- _Direction_: Carry none of the pictures over; set down the material below exactly.

- _Data lines_:
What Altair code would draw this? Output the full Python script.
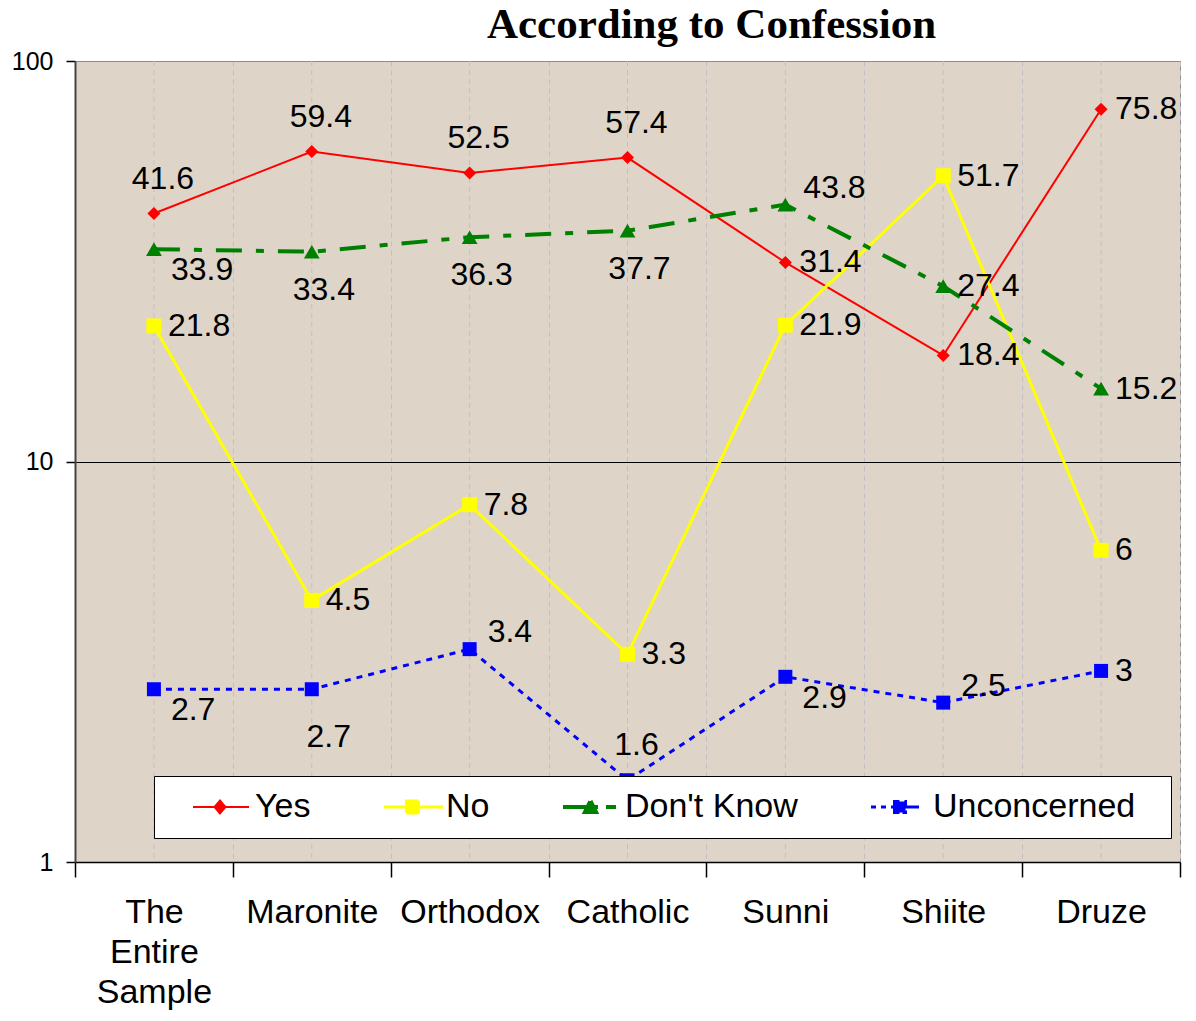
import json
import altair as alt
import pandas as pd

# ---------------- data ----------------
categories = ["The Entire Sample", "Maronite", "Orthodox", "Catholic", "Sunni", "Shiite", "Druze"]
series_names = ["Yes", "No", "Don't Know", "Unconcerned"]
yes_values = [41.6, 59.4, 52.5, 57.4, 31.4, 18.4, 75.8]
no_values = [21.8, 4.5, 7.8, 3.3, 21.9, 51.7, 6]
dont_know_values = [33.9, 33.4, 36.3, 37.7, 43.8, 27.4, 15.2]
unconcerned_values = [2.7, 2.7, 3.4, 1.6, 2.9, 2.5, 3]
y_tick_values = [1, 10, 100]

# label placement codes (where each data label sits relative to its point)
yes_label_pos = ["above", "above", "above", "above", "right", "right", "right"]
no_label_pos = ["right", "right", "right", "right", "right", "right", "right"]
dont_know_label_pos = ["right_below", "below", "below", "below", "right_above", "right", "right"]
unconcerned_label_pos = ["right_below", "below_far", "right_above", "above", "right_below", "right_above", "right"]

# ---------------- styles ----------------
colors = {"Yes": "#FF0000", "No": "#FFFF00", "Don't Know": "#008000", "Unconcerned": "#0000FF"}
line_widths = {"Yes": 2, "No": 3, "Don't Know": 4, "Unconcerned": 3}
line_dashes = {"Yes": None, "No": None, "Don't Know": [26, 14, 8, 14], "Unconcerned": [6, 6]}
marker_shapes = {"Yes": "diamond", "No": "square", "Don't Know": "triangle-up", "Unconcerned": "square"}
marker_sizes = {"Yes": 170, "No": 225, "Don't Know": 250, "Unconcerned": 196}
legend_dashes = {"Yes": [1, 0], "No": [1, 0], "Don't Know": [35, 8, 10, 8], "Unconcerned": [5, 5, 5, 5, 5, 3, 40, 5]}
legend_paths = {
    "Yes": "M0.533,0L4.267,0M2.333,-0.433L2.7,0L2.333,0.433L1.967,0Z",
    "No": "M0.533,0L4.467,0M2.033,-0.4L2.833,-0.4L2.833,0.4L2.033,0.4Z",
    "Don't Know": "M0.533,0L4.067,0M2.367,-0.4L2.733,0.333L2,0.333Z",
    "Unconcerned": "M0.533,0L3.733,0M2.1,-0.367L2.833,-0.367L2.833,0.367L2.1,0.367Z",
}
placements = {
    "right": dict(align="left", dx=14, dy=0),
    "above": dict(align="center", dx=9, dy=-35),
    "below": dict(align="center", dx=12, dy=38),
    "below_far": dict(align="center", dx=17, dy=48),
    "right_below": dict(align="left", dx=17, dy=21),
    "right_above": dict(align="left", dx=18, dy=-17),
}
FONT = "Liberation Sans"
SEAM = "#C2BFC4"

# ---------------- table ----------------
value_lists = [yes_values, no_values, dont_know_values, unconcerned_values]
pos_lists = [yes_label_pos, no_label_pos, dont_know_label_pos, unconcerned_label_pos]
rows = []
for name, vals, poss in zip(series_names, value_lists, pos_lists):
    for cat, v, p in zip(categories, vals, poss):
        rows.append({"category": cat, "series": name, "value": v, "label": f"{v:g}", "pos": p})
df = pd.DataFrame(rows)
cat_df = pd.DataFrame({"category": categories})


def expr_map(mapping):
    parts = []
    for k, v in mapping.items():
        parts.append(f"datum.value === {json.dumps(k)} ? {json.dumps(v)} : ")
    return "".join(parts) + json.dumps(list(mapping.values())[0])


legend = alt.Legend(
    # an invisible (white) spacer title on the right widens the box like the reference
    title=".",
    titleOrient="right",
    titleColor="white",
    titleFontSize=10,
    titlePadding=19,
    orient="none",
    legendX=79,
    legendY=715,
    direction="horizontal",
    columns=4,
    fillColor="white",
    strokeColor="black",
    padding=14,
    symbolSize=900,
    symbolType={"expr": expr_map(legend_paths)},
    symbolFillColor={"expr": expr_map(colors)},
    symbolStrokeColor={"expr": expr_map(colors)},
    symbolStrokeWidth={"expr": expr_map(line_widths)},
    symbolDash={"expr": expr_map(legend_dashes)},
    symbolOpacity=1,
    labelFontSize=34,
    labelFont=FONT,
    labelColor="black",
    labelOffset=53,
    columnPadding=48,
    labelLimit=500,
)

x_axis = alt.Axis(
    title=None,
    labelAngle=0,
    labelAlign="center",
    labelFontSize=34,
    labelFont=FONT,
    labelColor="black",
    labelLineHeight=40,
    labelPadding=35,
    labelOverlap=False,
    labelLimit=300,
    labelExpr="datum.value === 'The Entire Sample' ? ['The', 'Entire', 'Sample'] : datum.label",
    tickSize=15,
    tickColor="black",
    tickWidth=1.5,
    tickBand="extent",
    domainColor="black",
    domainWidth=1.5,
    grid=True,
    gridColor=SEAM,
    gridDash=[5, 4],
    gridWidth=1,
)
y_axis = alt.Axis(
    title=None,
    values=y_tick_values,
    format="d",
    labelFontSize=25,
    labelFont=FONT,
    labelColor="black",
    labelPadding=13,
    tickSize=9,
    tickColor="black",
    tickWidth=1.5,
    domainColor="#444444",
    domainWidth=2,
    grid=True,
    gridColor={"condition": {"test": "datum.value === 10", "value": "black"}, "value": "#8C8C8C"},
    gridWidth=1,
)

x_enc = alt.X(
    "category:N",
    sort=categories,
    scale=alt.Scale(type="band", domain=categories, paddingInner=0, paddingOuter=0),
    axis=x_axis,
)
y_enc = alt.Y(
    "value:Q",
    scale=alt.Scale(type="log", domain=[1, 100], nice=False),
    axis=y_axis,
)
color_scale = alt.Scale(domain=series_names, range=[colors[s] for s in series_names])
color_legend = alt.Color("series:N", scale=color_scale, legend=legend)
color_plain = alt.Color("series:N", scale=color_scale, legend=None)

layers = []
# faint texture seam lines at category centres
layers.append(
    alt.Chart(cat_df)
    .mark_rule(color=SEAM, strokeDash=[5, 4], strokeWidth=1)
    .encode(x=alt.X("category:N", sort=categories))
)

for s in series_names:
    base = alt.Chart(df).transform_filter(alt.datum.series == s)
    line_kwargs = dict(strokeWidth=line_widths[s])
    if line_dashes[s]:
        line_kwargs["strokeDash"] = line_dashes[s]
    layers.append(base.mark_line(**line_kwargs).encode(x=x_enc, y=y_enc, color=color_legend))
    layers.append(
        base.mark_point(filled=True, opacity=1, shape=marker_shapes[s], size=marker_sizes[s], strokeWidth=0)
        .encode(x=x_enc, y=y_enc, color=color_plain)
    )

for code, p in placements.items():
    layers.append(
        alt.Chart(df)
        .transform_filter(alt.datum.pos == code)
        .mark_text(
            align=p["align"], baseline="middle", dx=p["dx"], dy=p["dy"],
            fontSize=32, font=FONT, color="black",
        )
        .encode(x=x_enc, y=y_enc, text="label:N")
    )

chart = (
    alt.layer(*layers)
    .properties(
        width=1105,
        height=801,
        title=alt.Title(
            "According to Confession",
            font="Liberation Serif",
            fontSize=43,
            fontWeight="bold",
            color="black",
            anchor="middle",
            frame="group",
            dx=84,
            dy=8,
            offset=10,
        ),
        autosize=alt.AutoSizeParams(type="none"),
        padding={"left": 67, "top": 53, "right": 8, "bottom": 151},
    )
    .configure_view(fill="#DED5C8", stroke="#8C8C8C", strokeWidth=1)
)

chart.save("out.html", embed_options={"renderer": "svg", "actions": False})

- _Task solution_:
What Altair code would draw this? Output the full Python script.
import json
import altair as alt
import pandas as pd

# ---------------- data ----------------
categories = ["The Entire Sample", "Maronite", "Orthodox", "Catholic", "Sunni", "Shiite", "Druze"]
series_names = ["Yes", "No", "Don't Know", "Unconcerned"]
yes_values = [41.6, 59.4, 52.5, 57.4, 31.4, 18.4, 75.8]
no_values = [21.8, 4.5, 7.8, 3.3, 21.9, 51.7, 6]
dont_know_values = [33.9, 33.4, 36.3, 37.7, 43.8, 27.4, 15.2]
unconcerned_values = [2.7, 2.7, 3.4, 1.6, 2.9, 2.5, 3]
y_tick_values = [1, 10, 100]

# label placement codes (where each data label sits relative to its point)
yes_label_pos = ["above", "above", "above", "above", "right", "right", "right"]
no_label_pos = ["right", "right", "right", "right", "right", "right", "right"]
dont_know_label_pos = ["right_below", "below", "below", "below", "right_above", "right", "right"]
unconcerned_label_pos = ["right_below", "below_far", "right_above", "above", "right_below", "right_above", "right"]

# ---------------- styles ----------------
colors = {"Yes": "#FF0000", "No": "#FFFF00", "Don't Know": "#008000", "Unconcerned": "#0000FF"}
line_widths = {"Yes": 2, "No": 3, "Don't Know": 4, "Unconcerned": 3}
line_dashes = {"Yes": None, "No": None, "Don't Know": [26, 14, 8, 14], "Unconcerned": [6, 6]}
marker_shapes = {"Yes": "diamond", "No": "square", "Don't Know": "triangle-up", "Unconcerned": "square"}
marker_sizes = {"Yes": 170, "No": 225, "Don't Know": 250, "Unconcerned": 196}
legend_dashes = {"Yes": [1, 0], "No": [1, 0], "Don't Know": [35, 8, 10, 8], "Unconcerned": [5, 5, 5, 5, 5, 3, 40, 5]}
legend_paths = {
    "Yes": "M0.533,0L4.267,0M2.333,-0.433L2.7,0L2.333,0.433L1.967,0Z",
    "No": "M0.533,0L4.467,0M2.033,-0.4L2.833,-0.4L2.833,0.4L2.033,0.4Z",
    "Don't Know": "M0.533,0L4.067,0M2.367,-0.4L2.733,0.333L2,0.333Z",
    "Unconcerned": "M0.533,0L3.733,0M2.1,-0.367L2.833,-0.367L2.833,0.367L2.1,0.367Z",
}
placements = {
    "right": dict(align="left", dx=14, dy=0),
    "above": dict(align="center", dx=9, dy=-35),
    "below": dict(align="center", dx=12, dy=38),
    "below_far": dict(align="center", dx=17, dy=48),
    "right_below": dict(align="left", dx=17, dy=21),
    "right_above": dict(align="left", dx=18, dy=-17),
}
FONT = "Liberation Sans"
SEAM = "#C2BFC4"

# ---------------- table ----------------
value_lists = [yes_values, no_values, dont_know_values, unconcerned_values]
pos_lists = [yes_label_pos, no_label_pos, dont_know_label_pos, unconcerned_label_pos]
rows = []
for name, vals, poss in zip(series_names, value_lists, pos_lists):
    for cat, v, p in zip(categories, vals, poss):
        rows.append({"category": cat, "series": name, "value": v, "label": f"{v:g}", "pos": p})
df = pd.DataFrame(rows)
cat_df = pd.DataFrame({"category": categories})


def expr_map(mapping):
    parts = []
    for k, v in mapping.items():
        parts.append(f"datum.value === {json.dumps(k)} ? {json.dumps(v)} : ")
    return "".join(parts) + json.dumps(list(mapping.values())[0])


legend = alt.Legend(
    # an invisible (white) spacer title on the right widens the box like the reference
    title=".",
    titleOrient="right",
    titleColor="white",
    titleFontSize=10,
    titlePadding=19,
    orient="none",
    legendX=79,
    legendY=715,
    direction="horizontal",
    columns=4,
    fillColor="white",
    strokeColor="black",
    padding=14,
    symbolSize=900,
    symbolType={"expr": expr_map(legend_paths)},
    symbolFillColor={"expr": expr_map(colors)},
    symbolStrokeColor={"expr": expr_map(colors)},
    symbolStrokeWidth={"expr": expr_map(line_widths)},
    symbolDash={"expr": expr_map(legend_dashes)},
    symbolOpacity=1,
    labelFontSize=34,
    labelFont=FONT,
    labelColor="black",
    labelOffset=53,
    columnPadding=48,
    labelLimit=500,
)

x_axis = alt.Axis(
    title=None,
    labelAngle=0,
    labelAlign="center",
    labelFontSize=34,
    labelFont=FONT,
    labelColor="black",
    labelLineHeight=40,
    labelPadding=35,
    labelOverlap=False,
    labelLimit=300,
    labelExpr="datum.value === 'The Entire Sample' ? ['The', 'Entire', 'Sample'] : datum.label",
    tickSize=15,
    tickColor="black",
    tickWidth=1.5,
    tickBand="extent",
    domainColor="black",
    domainWidth=1.5,
    grid=True,
    gridColor=SEAM,
    gridDash=[5, 4],
    gridWidth=1,
)
y_axis = alt.Axis(
    title=None,
    values=y_tick_values,
    format="d",
    labelFontSize=25,
    labelFont=FONT,
    labelColor="black",
    labelPadding=13,
    tickSize=9,
    tickColor="black",
    tickWidth=1.5,
    domainColor="#444444",
    domainWidth=2,
    grid=True,
    gridColor={"condition": {"test": "datum.value === 10", "value": "black"}, "value": "#8C8C8C"},
    gridWidth=1,
)

x_enc = alt.X(
    "category:N",
    sort=categories,
    scale=alt.Scale(type="band", domain=categories, paddingInner=0, paddingOuter=0),
    axis=x_axis,
)
y_enc = alt.Y(
    "value:Q",
    scale=alt.Scale(type="log", domain=[1, 100], nice=False),
    axis=y_axis,
)
color_scale = alt.Scale(domain=series_names, range=[colors[s] for s in series_names])
color_legend = alt.Color("series:N", scale=color_scale, legend=legend)
color_plain = alt.Color("series:N", scale=color_scale, legend=None)

layers = []
# faint texture seam lines at category centres
layers.append(
    alt.Chart(cat_df)
    .mark_rule(color=SEAM, strokeDash=[5, 4], strokeWidth=1)
    .encode(x=alt.X("category:N", sort=categories))
)

for s in series_names:
    base = alt.Chart(df).transform_filter(alt.datum.series == s)
    line_kwargs = dict(strokeWidth=line_widths[s])
    if line_dashes[s]:
        line_kwargs["strokeDash"] = line_dashes[s]
    layers.append(base.mark_line(**line_kwargs).encode(x=x_enc, y=y_enc, color=color_legend))
    layers.append(
        base.mark_point(filled=True, opacity=1, shape=marker_shapes[s], size=marker_sizes[s], strokeWidth=0)
        .encode(x=x_enc, y=y_enc, color=color_plain)
    )

for code, p in placements.items():
    layers.append(
        alt.Chart(df)
        .transform_filter(alt.datum.pos == code)
        .mark_text(
            align=p["align"], baseline="middle", dx=p["dx"], dy=p["dy"],
            fontSize=32, font=FONT, color="black",
        )
        .encode(x=x_enc, y=y_enc, text="label:N")
    )

chart = (
    alt.layer(*layers)
    .properties(
        width=1105,
        height=801,
        title=alt.Title(
            "According to Confession",
            font="Liberation Serif",
            fontSize=43,
            fontWeight="bold",
            color="black",
            anchor="middle",
            frame="group",
            dx=84,
            dy=8,
            offset=10,
        ),
        autosize=alt.AutoSizeParams(type="none"),
        padding={"left": 67, "top": 53, "right": 8, "bottom": 151},
    )
    .configure_view(fill="#DED5C8", stroke="#8C8C8C", strokeWidth=1)
)

chart.save("out.html", embed_options={"renderer": "svg", "actions": False})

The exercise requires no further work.